__WHAT THE TASK ASKS__
Retype only the lines from the one containing "Rebuild this chart as a Python" through the one containing "TXT = '#1a1a1a'", both included, word for word. Pictures stay out of the copy.

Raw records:
## Begin
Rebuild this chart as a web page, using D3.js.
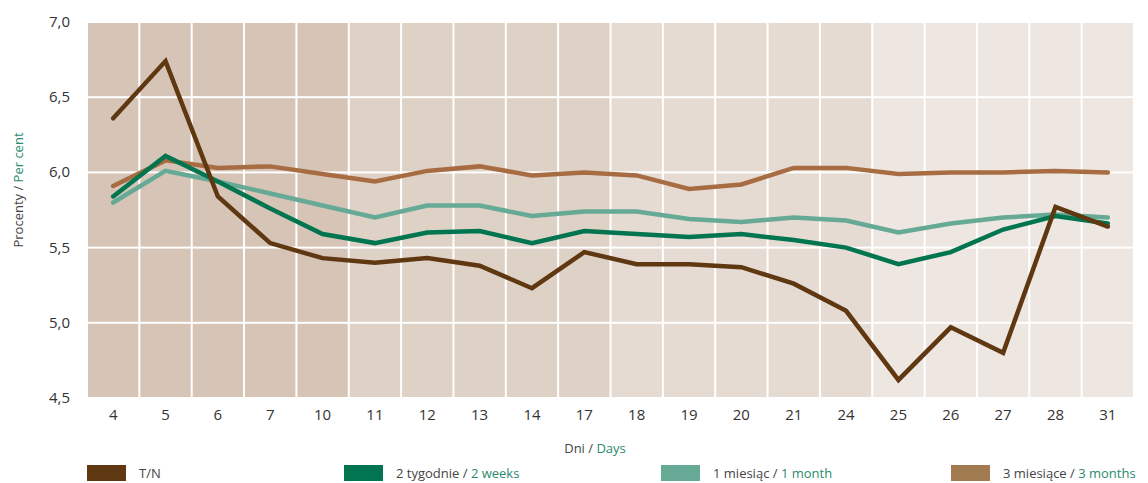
<!DOCTYPE html>
<html>
<head>
<meta charset="utf-8">
<script src="https://cdn.jsdelivr.net/npm/d3@7"></script>
<style>
  body { margin: 0; background: #fff; }
  text { font-family: "Open Sans", sans-serif; }
</style>
</head>
<body>
<script>
const width = 1148;
const height = 483;
const margin = { top: 22, right: 14, bottom: 85, left: 87 };

const days = ["4", "5", "6", "7", "10", "11", "12", "13", "14", "17",
  "18", "19", "20", "21", "24", "25", "26", "27", "28", "31"];
// week index of each day, used for the background shade
const weekOf = [0, 0, 0, 0, 0, 1, 1, 1, 1, 1, 2, 2, 2, 2, 2, 3, 3, 3, 3, 3];

const tn = [6.36, 6.74, 5.84, 5.53, 5.43, 5.40, 5.43, 5.38, 5.23, 5.47,
  5.39, 5.39, 5.37, 5.26, 5.08, 4.62, 4.97, 4.80, 5.77, 5.64];
const weeks2 = [5.84, 6.11, 5.94, 5.76, 5.59, 5.53, 5.60, 5.61, 5.53, 5.61,
  5.59, 5.57, 5.59, 5.55, 5.50, 5.39, 5.47, 5.62, 5.71, 5.66];
const month1 = [5.80, 6.01, 5.94, 5.86, 5.78, 5.70, 5.78, 5.78, 5.71, 5.74,
  5.74, 5.69, 5.67, 5.70, 5.68, 5.60, 5.66, 5.70, 5.72, 5.70];
const months3 = [5.91, 6.08, 6.03, 6.04, 5.99, 5.94, 6.01, 6.04, 5.98, 6.00,
  5.98, 5.89, 5.92, 6.03, 6.03, 5.99, 6.00, 6.00, 6.01, 6.00];

const yTicks = [4.5, 5.0, 5.5, 6.0, 6.5, 7.0];

const series = [
  { pl: "T/N", en: "", values: tn, color: "#5f3812" },
  { pl: "2 tygodnie / ", en: "2 weeks", values: weeks2, color: "#00754f" },
  { pl: "1 miesiąc / ", en: "1 month", values: month1, color: "#66aa96" },
  { pl: "3 miesiące / ", en: "3 months", values: months3, color: "#a86c43" }
];
const weekColors = ["#d6c5b7", "#ded1c5", "#e5dbd2", "#ede6e1"];

const chartWidth = width - margin.left - margin.right;
const chartHeight = 398 - margin.top;

const svg = d3.select("body").append("svg")
  .attr("width", width)
  .attr("height", height);

const g = svg.append("g")
  .attr("transform", `translate(${margin.left}, ${margin.top})`);

const x = d3.scaleBand().domain(days).range([0, chartWidth]);
const y = d3.scaleLinear().domain([4.5, 7.0]).range([chartHeight, 0]);

// background cells, white gaps between columns and rows
const rows = d3.pairs(yTicks);
days.forEach((d, i) => {
  g.selectAll(null).data(rows).enter().append("rect")
    .attr("x", x(d) + 1)
    .attr("width", x.bandwidth() - 2)
    .attr("y", r => y(r[1]) + 1)
    .attr("height", r => y(r[0]) - y(r[1]) - 2)
    .attr("fill", weekColors[weekOf[i]]);
});

// y tick labels
g.selectAll(".ytick").data(yTicks).enter().append("text")
  .attr("x", -17)
  .attr("y", d => y(d) + 5)
  .attr("text-anchor", "end")
  .attr("font-size", 15)
  .attr("fill", "#333")
  .text(d => d3.format(".1f")(d).replace(".", ","));

// x tick labels
g.selectAll(".xtick").data(days).enter().append("text")
  .attr("x", d => x(d) + x.bandwidth() / 2)
  .attr("y", chartHeight + 22)
  .attr("text-anchor", "middle")
  .attr("font-size", 15)
  .attr("fill", "#333")
  .text(d => d);

// axis titles
const xt = svg.append("text")
  .attr("x", 595)
  .attr("y", 453)
  .attr("text-anchor", "middle")
  .attr("font-size", 13)
  .attr("fill", "#444");
xt.append("tspan").text("Dni / ");
xt.append("tspan").attr("fill", "#2a8a6e").text("Days");

const yt = svg.append("text")
  .attr("transform", "translate(23, 190) rotate(-90)")
  .attr("text-anchor", "middle")
  .attr("font-size", 13)
  .attr("fill", "#444");
yt.append("tspan").text("Procenty / ");
yt.append("tspan").attr("fill", "#2a8a6e").text("Per cent");

// lines
const line = d3.line()
  .x((v, i) => x(days[i]) + x.bandwidth() / 2)
  .y(v => y(v));

g.selectAll(".series").data(series.slice().reverse()).enter().append("path")
  .attr("d", s => line(s.values))
  .attr("fill", "none")
  .attr("stroke", s => s.color)
  .attr("stroke-width", 4.5)
  .attr("stroke-linejoin", "miter")
  .attr("stroke-linecap", "round");

// legend
const legendX = [87, 344, 661, 951];
const legendColors = ["#5f3812", "#00754f", "#66aa96", "#a27a50"];
series.forEach((s, i) => {
  svg.append("rect")
    .attr("x", legendX[i])
    .attr("y", 465)
    .attr("width", 39)
    .attr("height", 16)
    .attr("fill", legendColors[i]);
  const t = svg.append("text")
    .attr("x", legendX[i] + 52)
    .attr("y", 478)
    .attr("font-size", 13)
    .attr("fill", "#444");
  t.append("tspan").text(s.pl);
  t.append("tspan").attr("fill", "#2a8a6e").text(s.en);
});
</script>
</body>
</html>
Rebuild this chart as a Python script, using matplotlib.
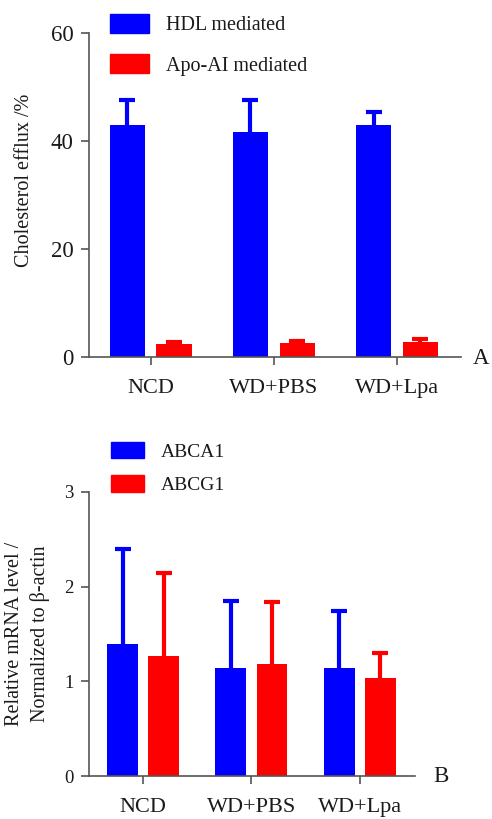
import numpy as np
import matplotlib
matplotlib.use('Agg')
import matplotlib.pyplot as plt

plt.rcParams['font.family'] = ['Liberation Serif', 'DejaVu Serif']

groups = ['NCD', 'WD+PBS', 'WD+Lpa']

# panel A
hdl = [43.0, 41.6, 43.0]
hdl_err = [4.7, 6.0, 2.4]
apo = [2.3, 2.6, 2.8]
apo_err = [0.5, 0.4, 0.4]

# panel B
abca1 = [1.39, 1.14, 1.14]
abca1_err = [1.01, 0.71, 0.60]
abcg1 = [1.27, 1.18, 1.04]
abcg1_err = [0.87, 0.66, 0.26]

BLUE = '#0000FF'
RED = '#FF0000'
AXC = '#555555'
TXT = '#1a1a1a'


def style_axis(ax, ylabelsize):
    for s in ['top', 'right']:
        ax.spines[s].set_visible(False)
    for s in ['left', 'bottom']:
        ax.spines[s].set_color(AXC)
        ax.spines[s].set_linewidth(1.2)
    ax.tick_params(axis='y', length=6, width=1.2, color=AXC, pad=5,
                   labelsize=ylabelsize, labelcolor=TXT)
    ax.tick_params(axis='x', length=6, width=1.2, color=AXC, pad=10,
                   labelsize=16, labelcolor=TXT)


def up_errorbar(ax, x, v, e, c):
    eb = ax.errorbar(x, v, yerr=[np.zeros(len(v)), e], fmt='none',
                     ecolor=c, elinewidth=3, capsize=5.5, capthick=3, zorder=3)
    # hide the lower caps, only the upper half of the bar is shown
    eb[1][0].set_visible(False)


def draw_bars(ax, v1, e1, v2, e2, c1, c2):
    x = np.arange(len(groups))
    w = 0.285
    off = 0.19
    ax.bar(x - off, v1, w, color=c1, zorder=2)
    ax.bar(x + off, v2, w, color=c2, zorder=2)
    up_errorbar(ax, x - off, v1, e1, c1)
    up_errorbar(ax, x + off, v2, e2, c2)
    ax.set_xticks(x)
    ax.set_xticklabels(groups)
    return x


fig = plt.figure(figsize=(4.92, 8.19), dpi=100)

# ---- A ----
ax1 = fig.add_axes([0.1809, 0.5645, 0.937 - 0.1809, 0.3948])
draw_bars(ax1, hdl, hdl_err, apo, apo_err, BLUE, RED)
ax1.set_xlim(-0.5, 2.52)
ax1.set_ylim(0, 60)
ax1.set_yticks([0, 20, 40, 60])
style_axis(ax1, 16.5)
fig.text(25 / 492, 1 - 180 / 819, 'Cholesterol efflux /%', rotation=90,
         ha='center', va='center', fontsize=14.5, color=TXT)
fig.text(473 / 492, 1 - 358 / 819, 'A', ha='left', va='center',
         fontsize=16.5, color=TXT)
h1 = [plt.Rectangle((0, 0), 1, 1, color=BLUE), plt.Rectangle((0, 0), 1, 1, color=RED)]
fig.legend(h1, ['HDL mediated', 'Apo-AI mediated'], loc='upper left',
           bbox_to_anchor=(96 / 492, 1 - 0 / 819), frameon=False,
           fontsize=14.5, handlelength=1.95, handleheight=1.05,
           handletextpad=0.85, labelspacing=0.95, borderpad=0.2,
           labelcolor=TXT)

# ---- B ----
ax2 = fig.add_axes([0.1809, 0.0525, 0.8435 - 0.1809, 0.3468])
draw_bars(ax2, abca1, abca1_err, abcg1, abcg1_err, BLUE, RED)
ax2.set_xlim(-0.5, 2.51)
ax2.set_ylim(0, 3)
ax2.set_yticks([0, 1, 2, 3])
style_axis(ax2, 13.5)
fig.text(28 / 492, 1 - 634 / 819, 'Relative mRNA level /\nNormalized to β-actin',
         rotation=90, ha='center', va='center', fontsize=14.5,
         linespacing=1.4, color=TXT)
fig.text(433 / 492, 1 - 776 / 819, 'B', ha='left', va='center',
         fontsize=16.5, color=TXT)
h2 = [plt.Rectangle((0, 0), 1, 1, color=BLUE), plt.Rectangle((0, 0), 1, 1, color=RED)]
fig.legend(h2, ['ABCA1', 'ABCG1'], loc='upper left',
           bbox_to_anchor=(97 / 492, 1 - 428 / 819), frameon=False,
           fontsize=14, handlelength=1.72, handleheight=0.95,
           handletextpad=0.85, labelspacing=0.75, borderpad=0.2,
           labelcolor=TXT)

fig.savefig('out.png', dpi=100)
## End
__EXERCISE RESPONSE__
Rebuild this chart as a Python script, using matplotlib.
import numpy as np
import matplotlib
matplotlib.use('Agg')
import matplotlib.pyplot as plt

plt.rcParams['font.family'] = ['Liberation Serif', 'DejaVu Serif']

groups = ['NCD', 'WD+PBS', 'WD+Lpa']

# panel A
hdl = [43.0, 41.6, 43.0]
hdl_err = [4.7, 6.0, 2.4]
apo = [2.3, 2.6, 2.8]
apo_err = [0.5, 0.4, 0.4]

# panel B
abca1 = [1.39, 1.14, 1.14]
abca1_err = [1.01, 0.71, 0.60]
abcg1 = [1.27, 1.18, 1.04]
abcg1_err = [0.87, 0.66, 0.26]

BLUE = '#0000FF'
RED = '#FF0000'
AXC = '#555555'
TXT = '#1a1a1a'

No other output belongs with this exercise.